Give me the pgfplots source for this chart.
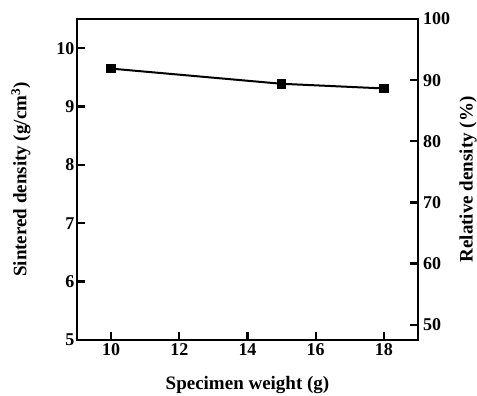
\documentclass[border=0pt]{standalone}
\usepackage{fontspec}
\setmainfont{Liberation Serif}
\usepackage{pgfplots}
\pgfplotsset{compat=1.18}
\begin{document}
\begin{tikzpicture}
\pgfplotsset{
  common/.style={
    scale only axis, width=341pt, height=321pt,
    xmin=9, xmax=19,
    tick align=inside,
    major tick length=8pt,
    axis line style={line width=2.8pt},
    every tick/.style={line width=2.4pt, black},
    font=\fontsize{18}{21}\selectfont\bfseries,
    label style={font=\fontsize{19}{22}\selectfont\bfseries},
    /pgf/number format/assume math mode=true,
  }
}
\begin{axis}[common,
  ymin=5, ymax=10.5,
  xtick={10,12,...,18}, ytick={5,6,...,10},
  xtick pos=bottom, ytick pos=left,
  yticklabel style={xshift=1pt},
  xlabel={Specimen weight (g)},
  ylabel={Sintered density (g/cm$^{\mathbf{3}}$)},
  xlabel style={at={(rel axis cs:0.5,0)}, anchor=center, yshift=-45pt},
  ylabel style={at={(rel axis cs:0,0.5)}, anchor=center, yshift=56pt},
]
\coordinate (bl) at (rel axis cs:0,0);
\coordinate (tr) at (rel axis cs:1,1);
\addplot[black, line width=2pt, mark=square*, mark size=3.8pt] coordinates {
  (10,9.65) (15,9.39) (18,9.31)
};
\end{axis}
\begin{axis}[common,
  ymin=47.5, ymax=100,
  ytick={50,60,...,100},
  axis x line=none, axis y line*=right,
  ytick pos=right, yticklabel pos=right,
  yticklabel style={xshift=1.5pt},
  ylabel={Relative density (\%)},
  ylabel style={at={(rel axis cs:1,0.5)}, anchor=center, rotate=0, yshift=-50pt},
]
\end{axis}
\pgfresetboundingbox
\path ([xshift=-77pt,yshift=-56pt]bl) rectangle ([xshift=59pt,yshift=19pt]tr);
\end{tikzpicture}
\end{document}
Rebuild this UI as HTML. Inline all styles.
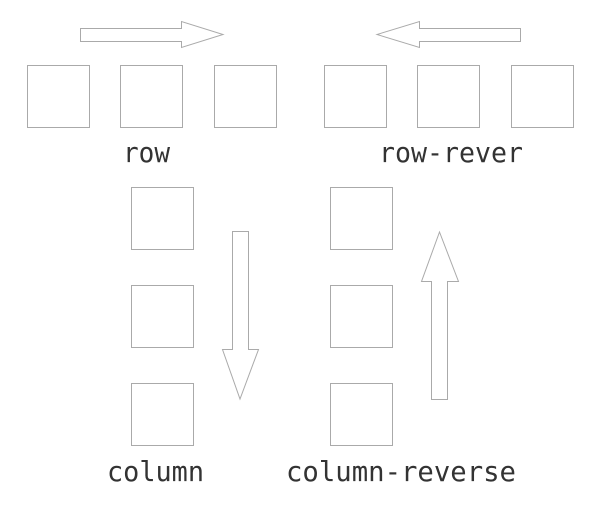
<!DOCTYPE html>
<html><head><style>html,body{margin:0;padding:0;background:#fff}svg{display:block}</style></head>
<body>
<svg width="590" height="506" viewBox="0 0 590 506" xmlns="http://www.w3.org/2000/svg">
<g fill="#fff" stroke="#aaa" stroke-width="1">
<rect x="27.5" y="65.5" width="62" height="62"/>
<rect x="120.5" y="65.5" width="62" height="62"/>
<rect x="214.5" y="65.5" width="62" height="62"/>
<rect x="324.5" y="65.5" width="62" height="62"/>
<rect x="417.5" y="65.5" width="62" height="62"/>
<rect x="511.5" y="65.5" width="62" height="62"/>
<rect x="131.5" y="187.5" width="62" height="62"/>
<rect x="131.5" y="285.5" width="62" height="62"/>
<rect x="131.5" y="383.5" width="62" height="62"/>
<rect x="330.5" y="187.5" width="62" height="62"/>
<rect x="330.5" y="285.5" width="62" height="62"/>
<rect x="330.5" y="383.5" width="62" height="62"/>
<polygon points="80.5,28.5 181.5,28.5 181.5,21.5 223,34.5 181.5,47.5 181.5,41.5 80.5,41.5"/>
<polygon points="520.5,28.5 419.5,28.5 419.5,21.5 377,34.5 419.5,47.5 419.5,41.5 520.5,41.5"/>
<polygon points="232.5,231.5 248.5,231.5 248.5,349.5 258.5,349.5 240,399 222.5,349.5 232.5,349.5"/>
<polygon points="431.5,399.5 447.5,399.5 447.5,281.5 458.5,281.5 439.5,232 421.5,281.5 431.5,281.5"/>
</g>
<g font-family="'DejaVu Sans Mono','Liberation Mono',monospace" font-size="28" fill="#333">
<text x="123" y="162" textLength="47" lengthAdjust="spacingAndGlyphs">row</text>
<text x="379" y="162" textLength="144" lengthAdjust="spacingAndGlyphs">row-rever</text>
<text x="107" y="481" textLength="97" lengthAdjust="spacingAndGlyphs">column</text>
<text x="286" y="481" textLength="230" lengthAdjust="spacingAndGlyphs">column-reverse</text>
</g>
</svg>
</body></html>
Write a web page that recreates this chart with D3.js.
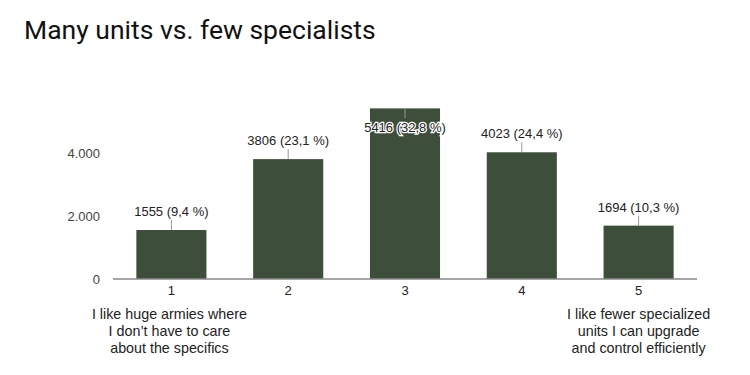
<!DOCTYPE html>
<html>
<head>
<meta charset="UTF-8">
<title>Many units vs. few specialists</title>
<script src="https://cdnjs.cloudflare.com/ajax/libs/d3/7.8.5/d3.min.js"></script>
<style>
html, body { margin: 0; padding: 0; background: #fff; }
svg { display: block; }
.tick text { font-family: "Liberation Sans", Arial, sans-serif; }
</style>
</head>
<body>
<script>
// answers on the 1-5 scale
var categories = ["1", "2", "3", "4", "5"];
var counts = [1555, 3806, 5416, 4023, 1694];
var percents = ["9,4", "23,1", "32,8", "24,4", "10,3"];
var yTicks = [0, 2000, 4000];
var leftNote = ["I like huge armies where", "I don\u2019t have to care", "about the specifics"];
var rightNote = ["I like fewer specialized", "units I can upgrade", "and control efficiently"];

var width = 750,
    height = 375;

var svg = d3.select("body").append("svg")
    .attr("width", width)
    .attr("height", height);

svg.append("text")
    .attr("x", 24)
    .attr("y", 39)
    .attr("font-family", "Roboto, sans-serif")
    .attr("font-size", 26.5)
    .attr("fill", "#111")
    .text("Many units vs. few specialists");

var x = d3.scaleBand()
    .domain(categories)
    .range([113, 697])
    .paddingInner(0.4)
    .paddingOuter(0.2);

var y = d3.scaleLinear()
    .domain([0, d3.max(counts)])
    .range([279, 108.4]);

var fmt = function (d) { return d3.format(",")(d).replace(/,/g, "."); };

// y axis labels only
var yAxis = svg.append("g")
    .attr("transform", "translate(100,0)")
    .call(d3.axisLeft(y).tickValues(yTicks).tickFormat(fmt).tickSize(0).tickPadding(0));
yAxis.select(".domain").remove();
yAxis.selectAll("text")
    .attr("font-size", 13)
    .attr("fill", "#444");

var bars = svg.append("g");
bars.selectAll("rect")
    .data(counts)
    .enter()
    .append("rect")
    .attr("x", function (d, i) { return x(categories[i]); })
    .attr("y", function (d) { return y(d); })
    .attr("width", x.bandwidth())
    .attr("height", function (d) { return y(0) - y(d); })
    .attr("fill", "#3d4e3b");

// x axis
var xAxis = svg.append("g")
    .attr("transform", "translate(0," + y(0) + ")")
    .call(d3.axisBottom(x).tickSize(0).tickPadding(7));
xAxis.select(".domain").attr("stroke", "#888").attr("stroke-width", 1.5)
    .attr("d", "M113,0H697");
xAxis.selectAll("text")
    .attr("font-size", 13)
    .attr("fill", "#222");

// value labels with leader lines
var labels = svg.append("g");
counts.forEach(function (d, i) {
    var cx = x(categories[i]) + x.bandwidth() / 2;
    var top = y(d);
    var inside = top - 18 < y.range()[1];
    var ly = inside ? top + 24 : top - 14;
    labels.append("line")
        .attr("x1", cx).attr("x2", cx)
        .attr("y1", top)
        .attr("y2", inside ? top + 10 : top - 10)
        .attr("stroke", "#999")
        .attr("stroke-width", 1);
    labels.append("text")
        .attr("x", cx)
        .attr("y", ly)
        .attr("text-anchor", "middle")
        .attr("font-family", "Liberation Sans, Arial, sans-serif")
        .attr("font-size", 13)
        .attr("fill", "#222")
        .attr("stroke", inside ? "#fff" : "none")
        .attr("stroke-width", inside ? 2.5 : 0)
        .attr("paint-order", "stroke")
        .text(d + " (" + percents[i] + " %)");
});

// scale end notes
function note(lines, cat) {
    var t = svg.append("text")
        .attr("text-anchor", "middle")
        .attr("font-family", "Liberation Sans, Arial, sans-serif")
        .attr("font-size", 14.3)
        .attr("fill", "#222");
    lines.forEach(function (s, k) {
        t.append("tspan")
            .attr("x", x(cat) + x.bandwidth() / 2 - (cat === "1" ? 2 : 0))
            .attr("y", 319 + k * 17)
            .text(s);
    });
}
note(leftNote, categories[0]);
note(rightNote, categories[4]);
</script>
</body>
</html>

________________________

In the records above, find the line with "Rebuild this UI as HTML. Inline all styles." and the line with "</body></html>", then restate word for word only those two lines and all lines between, omitting pictures.

Rebuild this UI as HTML. Inline all styles.
<!DOCTYPE html>
<html><head><style>html,body{margin:0;padding:0;background:#fff}svg{display:block}</style></head>
<body>
<svg width="590" height="506" viewBox="0 0 590 506" xmlns="http://www.w3.org/2000/svg">
<g fill="#fff" stroke="#aaa" stroke-width="1">
<rect x="27.5" y="65.5" width="62" height="62"/>
<rect x="120.5" y="65.5" width="62" height="62"/>
<rect x="214.5" y="65.5" width="62" height="62"/>
<rect x="324.5" y="65.5" width="62" height="62"/>
<rect x="417.5" y="65.5" width="62" height="62"/>
<rect x="511.5" y="65.5" width="62" height="62"/>
<rect x="131.5" y="187.5" width="62" height="62"/>
<rect x="131.5" y="285.5" width="62" height="62"/>
<rect x="131.5" y="383.5" width="62" height="62"/>
<rect x="330.5" y="187.5" width="62" height="62"/>
<rect x="330.5" y="285.5" width="62" height="62"/>
<rect x="330.5" y="383.5" width="62" height="62"/>
<polygon points="80.5,28.5 181.5,28.5 181.5,21.5 223,34.5 181.5,47.5 181.5,41.5 80.5,41.5"/>
<polygon points="520.5,28.5 419.5,28.5 419.5,21.5 377,34.5 419.5,47.5 419.5,41.5 520.5,41.5"/>
<polygon points="232.5,231.5 248.5,231.5 248.5,349.5 258.5,349.5 240,399 222.5,349.5 232.5,349.5"/>
<polygon points="431.5,399.5 447.5,399.5 447.5,281.5 458.5,281.5 439.5,232 421.5,281.5 431.5,281.5"/>
</g>
<g font-family="'DejaVu Sans Mono','Liberation Mono',monospace" font-size="28" fill="#333">
<text x="123" y="162" textLength="47" lengthAdjust="spacingAndGlyphs">row</text>
<text x="379" y="162" textLength="144" lengthAdjust="spacingAndGlyphs">row-rever</text>
<text x="107" y="481" textLength="97" lengthAdjust="spacingAndGlyphs">column</text>
<text x="286" y="481" textLength="230" lengthAdjust="spacingAndGlyphs">column-reverse</text>
</g>
</svg>
</body></html>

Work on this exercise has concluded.